THURSDAY, Sep. 28, 2006 - Richard Chisholm

Thursday, September 28, 2006

Solving time: 10:55

THEME: Great Danes (both dogs and people)

Solving this puzzle was not a pleasant experience (for which I can't really blame its constructor, Mr. Chisholm). The puzzle itself is actually pretty clever, yet somehow solving it felt like slogging through mud. Lots of foreign words or names and odd spellings - I never have any idea what vowels are involved in the spelling of "Isak Dinesen" (45A: "Babette's Feast" writer) nor how many "s"s or "n"s are supposed to be in there. And then throw "Niels Bohr" and "Victor Borge" in there for good measure ... this puzzle left me on shaky footing, bouncing all over the place trying to get intersecting words. Maybe if I stopped timing myself I'd enjoy the puzzle more.

5A: Some term life insurance offers (spam)

See, I had "scam" written there for much of the puzzle. I think I was thinking "whole life"...

9A: Monroe's co-star in "The Seven Year Itch" (Ewell)

I wanted to write "Gable" here until I realized that I was thinking of a completely different movie. I have no idea who this "Ewell" guy is. I did know a Ewell once. A Troy Ewell. I went to high school with him. He was wealthy. I don't remember much else about him.

23A: Real mess (mare's nest)

My first thought: mares don't make nests. Indeed. Here are the definitions for "mare's nest" from my spiritual leader, the OED:

1. Originally in to have found (also spied) a mare's nest: to imagine that one has discovered something wonderful, which in fact does not exist. Hence: an illusory discovery, esp. one that is much vaunted and betrays foolish credulity.

2. An untidy or confused mess; a muddle; a misconception.

39A: "The Pilgrim's Progress" author (Bunyan)
42A: Milton subject (Paradise)

Back-to-back canonical English Literature clues! Somebody knows what I like...

61A: _____ Hunter a k a Ed McBain (Evan)

I love any opportunity to talk about great crime fiction writers, especially those who got their starts in the Golden Age of the American Paperback. I have a massive paperback collection, nearly all of which dates from 1945-1965. Here is a beautiful 1957 Paperback Original (PBO) of McBain's Killer's Choice, with cover art by the legendary Robert Schulz:
12D: Bloody Mary's daughter in "South Pacific" (Liat) (I'm sure; like that's a name. Come on!)
22D: Actor Fröbe of "Goldfinger" (Gert) (seriously, you're killing me)
25D: Small African antelope (oribi)

These are all good examples of how you don't actually have to know all the answers to complete the puzzle. Here, for your enjoyment is a (so-called) oribi:


Signed, Rex Parker, King of CrossWorld

3 comments:

grandpamike 1:47 PM  

First, please do not comment on puzzles the day they are printed. Further, many across the country get today's puzzle next week, so you shouldn't give away the fun for them.
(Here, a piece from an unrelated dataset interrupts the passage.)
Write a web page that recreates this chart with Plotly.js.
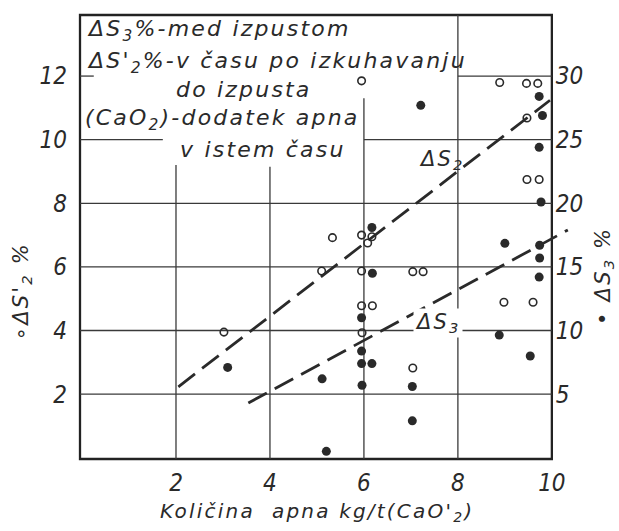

Second, many of the words you are objecting to are entirely familiar to anyone who has solved puzzles even relatively briefly.

Your criticism that some of these words are not familiar to all people generally is an unfair criticism. Like any pastime, this one has its own world, and that includes stars with interesting names, animals familiar to those who watch the Animal Channel, etc.

This blog is just a bad idea.

IMHO.

lhoffman12 1:20 PM  

This site is one of the best I've seen on crossword puzzles. Good graphics, good references...highly entertaining! If grandpa mike doesn't want to have hints about the puzzle, no one is forcing him to look at your site. I hope you keep it up.

Mad Jurist 5:33 PM  

Seeing this some 5 years plus later, the comments are pretty amusing. Glad you kept it up!